* Stated exercise
Return only the lines from the top of the data down to the one that holds "var data = steps.map(function(s, i)", both included, without any pictures.

* Supplied data
• • •
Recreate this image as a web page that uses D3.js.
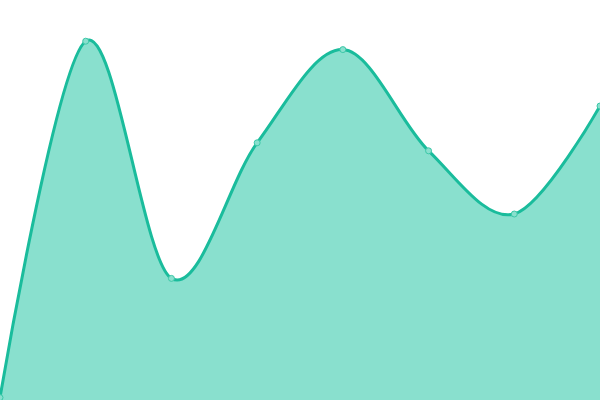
<!DOCTYPE html>
<html>
<head>
<meta charset="utf-8">
<script src="https://cdn.jsdelivr.net/npm/d3@7"></script>
<style>
  body { margin: 0; background: #fff; }
  svg { display: block; }
</style>
</head>
<body>
<div id="chart"></div>
<script>
var width = 600, height = 400;

var steps = [0, 1, 2, 3, 4, 5, 6, 7];
var values = [0.6, 89.7, 30.4, 64.3, 87.6, 62.3, 46.5, 73.5];

var data = steps.map(function(s, i) { return { step: s, value: values[i] }; });

var x = d3.scaleLinear().domain([0, 7]).range([0, width]);
var y = d3.scaleLinear().domain([0, 100]).range([height, 0]);

var svg = d3.select('#chart').append('svg')
  .attr('width', width)
  .attr('height', height);

var area = d3.area()
  .x(function(d) { return x(d.step); })
  .y0(height)
  .y1(function(d) { return y(d.value); })
  .curve(d3.curveCardinal);

var line = d3.line()
  .x(function(d) { return x(d.step); })
  .y(function(d) { return y(d.value); })
  .curve(d3.curveCardinal);

svg.append('path')
  .datum(data)
  .attr('d', area)
  .style('fill', '#89e0ce');

svg.append('path')
  .datum(data)
  .attr('d', line)
  .style('fill', 'none')
  .style('stroke', '#1abc9c')
  .style('stroke-width', 3);

svg.selectAll('circle.point')
  .data(data)
  .enter()
  .append('circle')
  .attr('class', 'point')
  .attr('cx', function(d) { return x(d.step); })
  .attr('cy', function(d) { return y(d.value); })
  .attr('r', 3)
  .style('fill', '#89e0ce')
  .style('stroke', '#3cc8a8')
  .style('stroke-width', 1);
</script>
</body>
</html>
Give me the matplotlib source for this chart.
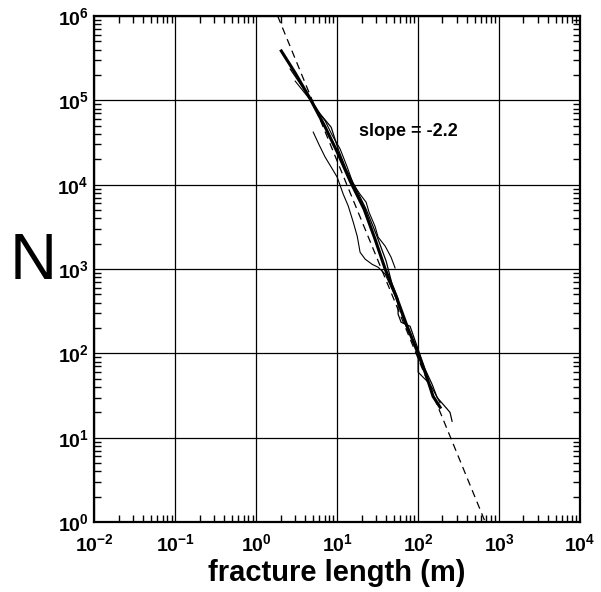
• • •
* Response to the exercise
Recreate this image as a web page that uses D3.js.
<!DOCTYPE html>
<html>
<head>
<meta charset="utf-8">
<script src="https://cdn.jsdelivr.net/npm/d3@7"></script>
<style>
  body { margin: 0; background: #fff; }
  svg { display: block; }
</style>
</head>
<body>
<div id="chart"></div>
<script>
var width = 600, height = 400;

var steps = [0, 1, 2, 3, 4, 5, 6, 7];
var values = [0.6, 89.7, 30.4, 64.3, 87.6, 62.3, 46.5, 73.5];

var data = steps.map(function(s, i) { return { step: s, value: values[i] }; });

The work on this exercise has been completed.